After a busy day, I like turning to dishes that don’t require too much hands-on time but still feel warming and flavorful. This Moroccan chickpea and carrot tagine fits the bill—it’s simple, comforting, and has a bit of a bright kick from the lemon zest.
The Story Behind This Recipe
This tagine is one of those dishes that feels just right when the season starts to cool down but you don’t want something heavy. I usually make it in a regular pot since I don’t own a traditional tagine, and it works just fine. Carrots and chickpeas hold up well with the spices, and they soak up all the color and fragrance.
One thing I appreciate about making tagines at home is how flexible the ingredients can be. I sometimes swap carrots for sweet potatoes or add a handful of raisins toward the end for a touch of sweetness. It’s a meal that’s easy to adapt depending on what you have on hand.
I usually serve this with couscous or simple flatbreads, which is how my family likes dipping up the sauce. It’s also just as good cold the next day, so make extra if you’re meal prepping. The lemon zest on top really brightens the dish and balances out the earthiness of the spices.
I remember sharing this on a chilly evening with a friend, and she was pleasantly surprised at how simple it was but felt like more than just a stew. It’s definitely become one of those dishes I fall back on when comfort and ease are what I’m after.
Cuisine: Moroccan
Course: Dinner
Servings: 4
Prep time: 15 minutes
Cook time: 35 minutes
Total time: 50 minutes
Ingredients
- 2 tablespoons olive oil
- 1 medium onion, thinly sliced
- 3 garlic cloves, minced
- 1 teaspoon ground cumin
- 1 teaspoon ground coriander
- 1/2 teaspoon ground cinnamon
- 1/2 teaspoon smoked paprika
- 1/4 teaspoon cayenne pepper (optional)
- 4 large carrots, sliced into 1/2-inch pieces
- 1 can (15 oz) chickpeas, rinsed and drained
- 1 1/2 cups vegetable broth
- 1 lemon, zested and juiced
- Salt and black pepper to taste
- Fresh cilantro or parsley for garnish
Instructions
- Step 1. Heat olive oil in a large pot over medium heat.

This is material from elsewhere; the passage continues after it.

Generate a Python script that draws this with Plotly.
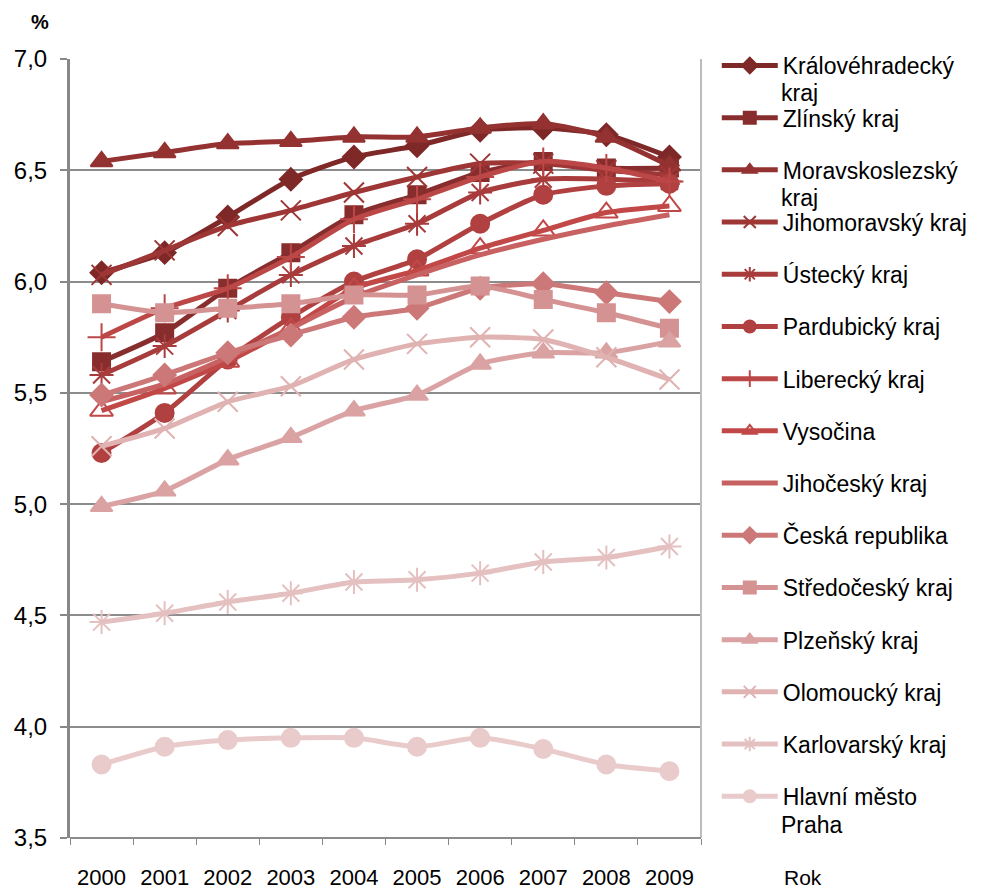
import plotly.graph_objects as go

years = ["2000", "2001", "2002", "2003", "2004", "2005", "2006", "2007", "2008", "2009"]

kralovehradecky = [6.04, 6.13, 6.29, 6.46, 6.56, 6.61, 6.68, 6.69, 6.66, 6.56]
zlinsky = [5.64, 5.77, 5.97, 6.13, 6.30, 6.39, 6.49, 6.54, 6.51, 6.51]
moravskoslezsky = [6.54, 6.58, 6.62, 6.63, 6.65, 6.65, 6.69, 6.71, 6.65, 6.52]
jihomoravsky = [6.03, 6.14, 6.25, 6.32, 6.40, 6.47, 6.53, 6.53, 6.50, 6.48]
ustecky = [5.58, 5.71, 5.87, 6.03, 6.16, 6.26, 6.40, 6.46, 6.46, 6.45]
pardubicky = [5.23, 5.41, 5.65, 5.84, 6.00, 6.10, 6.26, 6.39, 6.43, 6.44]
liberecky = [5.75, 5.88, 5.97, 6.11, 6.28, 6.37, 6.47, 6.54, 6.51, 6.45]
vysocina = [5.42, 5.52, 5.64, 5.79, 5.97, 6.05, 6.15, 6.23, 6.31, 6.34]
jihocesky = [5.46, 5.54, 5.66, 5.79, 5.93, 6.03, 6.12, 6.19, 6.25, 6.30]
ceska_republika = [5.49, 5.58, 5.68, 5.76, 5.84, 5.88, 5.97, 5.99, 5.95, 5.91]
stredocesky = [5.90, 5.86, 5.88, 5.90, 5.94, 5.94, 5.98, 5.92, 5.86, 5.79]
plzensky = [4.99, 5.06, 5.20, 5.30, 5.42, 5.49, 5.63, 5.68, 5.68, 5.73]
olomoucky = [5.26, 5.34, 5.46, 5.53, 5.65, 5.72, 5.75, 5.74, 5.66, 5.56]
karlovarsky = [4.47, 4.51, 4.56, 4.60, 4.65, 4.66, 4.69, 4.74, 4.76, 4.81]
praha = [3.83, 3.91, 3.94, 3.95, 3.95, 3.91, 3.95, 3.90, 3.83, 3.80]

# legend label: first line in the legend entry, wrapped continuation shown below it
series = [
    ("Královéhradecký", "kraj", kralovehradecky, "#7E2828", "diamond", 17),
    ("Zlínský kraj", None, zlinsky, "#882D2D", "square", 17),
    ("Moravskoslezský", "kraj", moravskoslezsky, "#943232", "triangle-up", 19),
    ("Jihomoravský kraj", None, jihomoravsky, "#9E3636", "x-thin-open", 20),
    ("Ústecký kraj", None, ustecky, "#A83B3B", "asterisk-open", 20),
    ("Pardubický kraj", None, pardubicky, "#B14141", "circle", 18),
    ("Liberecký kraj", None, liberecky, "#BC4747", "cross-thin-open", 20),
    ("Vysočina", None, vysocina, "#C24848", "triangle-up-open", 20),
    ("Jihočeský kraj", None, jihocesky, "#C86262", None, 0),
    ("Česká republika", None, ceska_republika, "#CD7878", "diamond", 17),
    ("Středočeský kraj", None, stredocesky, "#D59292", "square", 17),
    ("Plzeňský kraj", None, plzensky, "#DAA2A2", "triangle-up", 19),
    ("Olomoucký kraj", None, olomoucky, "#E0B2B2", "x-thin-open", 20),
    ("Karlovarský kraj", None, karlovarsky, "#E5C0C0", "asterisk-open", 20),
    ("Hlavní město", "Praha", praha, "#EACBCB", "circle", 18),
]

font_family = "Liberation Sans, Arial, sans-serif"

# legend geometry (pixels)
PLOT_L, PLOT_R, PLOT_T, PLOT_B = 70, 701, 59, 838
LEG_FIRST = 66.0      # centre of the first legend row
LEG_STEP = 52.3       # row spacing
LEG_TEXT_X = 780.0


def px_to_paper_x(px):
    return (px - PLOT_L) / (PLOT_R - PLOT_L)


def px_to_paper_y(py):
    return (PLOT_B - py) / (PLOT_B - PLOT_T)


fig = go.Figure()
annotations = []
for i, (name, cont, vals, color, sym, size) in enumerate(series):
    if sym is None:
        mode = "lines"
        marker = dict()
    else:
        mode = "lines+markers"
        marker = dict(symbol=sym, size=size, color=color,
                      line=dict(color=color, width=2))
    fig.add_trace(go.Scatter(
        x=years, y=vals, name=name, mode=mode,
        line=dict(color=color, width=5, shape="spline", smoothing=0.6),
        marker=marker, legendgroup=f"g{i}", cliponaxis=False,
    ))
    if cont:
        yc = LEG_FIRST + i * LEG_STEP + 27
        annotations.append(dict(
            text=cont, xref="paper", yref="paper",
            x=px_to_paper_x(LEG_TEXT_X), y=px_to_paper_y(yc),
            xanchor="left", yanchor="middle", showarrow=False, borderpad=0,
            font=dict(family=font_family, size=23, color="#000000"),
        ))

annotations += [
    dict(text="<b>%</b>", xref="paper", yref="paper", x=-0.048, y=1.048,
         xanchor="center", yanchor="middle", showarrow=False,
         font=dict(size=20, color="#000000")),
    dict(text="Rok", xref="paper", yref="paper", x=1.162, y=-0.051,
         xanchor="center", yanchor="middle", showarrow=False,
         font=dict(size=21, color="#000000")),
]

fig.update_layout(
    width=981, height=891,
    margin=dict(l=PLOT_L, r=981 - PLOT_R, t=PLOT_T, b=891 - PLOT_B, autoexpand=False),
    plot_bgcolor="white", paper_bgcolor="white",
    separators=", ",
    font=dict(family=font_family, size=22, color="#000000"),
    showlegend=True,
    legend=dict(
        y=px_to_paper_y(LEG_FIRST - 22), yanchor="top",
        x=1.025, xanchor="left",
        valign="top", tracegroupgap=19.3, itemwidth=56,
        itemsizing="constant", maxheight=870,
        font=dict(family=font_family, size=23, color="#000000"),
        bgcolor="rgba(0,0,0,0)",
    ),
    xaxis=dict(
        type="category", range=[-0.5, 9.5],
        showgrid=False, showline=False, zeroline=False,
        ticks="outside", tickson="boundaries", ticklen=6, tickcolor="#888888",
        ticklabelstandoff=24,
        tickfont=dict(size=22, color="#000000"),
    ),
    yaxis=dict(
        range=[3.5, 7.0], dtick=0.5, tickformat=".1f",
        showgrid=True, gridcolor="#8C8C8C", gridwidth=2,
        showline=True, linecolor="#888888", linewidth=3,
        ticks="outside", ticklen=7, tickcolor="#888888", tickwidth=2,
        ticklabelstandoff=8,
        zeroline=False,
        tickfont=dict(size=24, color="#000000"),
    ),
    shapes=[
        dict(type="line", xref="paper", yref="paper", x0=1, x1=1, y0=0, y1=1,
             line=dict(color="#BDBDBD", width=2)),
        dict(type="line", xref="paper", yref="paper", x0=0, x1=1, y0=0, y1=0,
             line=dict(color="#8C8C8C", width=2)),
    ],
    annotations=annotations,
)

fig.write_html(
    "out.html",
    config={"displayModeBar": False},
    post_script="document.body.style.margin='0';document.body.style.overflow='hidden';",
)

- Step 2. Add onion and cook until translucent, about 5 minutes.
- Step 3. Stir in garlic, cumin, coriander, cinnamon, smoked paprika, and cayenne pepper. Cook for 1-2 minutes until fragrant.
- Step 4. Add sliced carrots, chickpeas, and vegetable broth. Bring to a simmer.
- Step 5. Cover and cook for 25-30 minutes, or until carrots are tender.
- Step 6. Stir in lemon juice and season with salt and black pepper.
- Step 7. Serve sprinkled with lemon zest and fresh cilantro or parsley.
Tips for Success
- If you like your carrots a bit firmer, reduce the cooking time by a few minutes.
- Using fresh lemon zest instead of just juice adds a brighter flavor.
- Leftovers keep well refrigerated for 3-4 days and can be gently reheated.
Variations & Substitutions
- Add diced sweet potatoes or squash along with the carrots for more variety.
- Stir in a handful of chopped dried apricots or raisins at the end for a touch of sweetness.
- For some added protein, toss in cubed cooked chicken or lamb if you’re not vegetarian.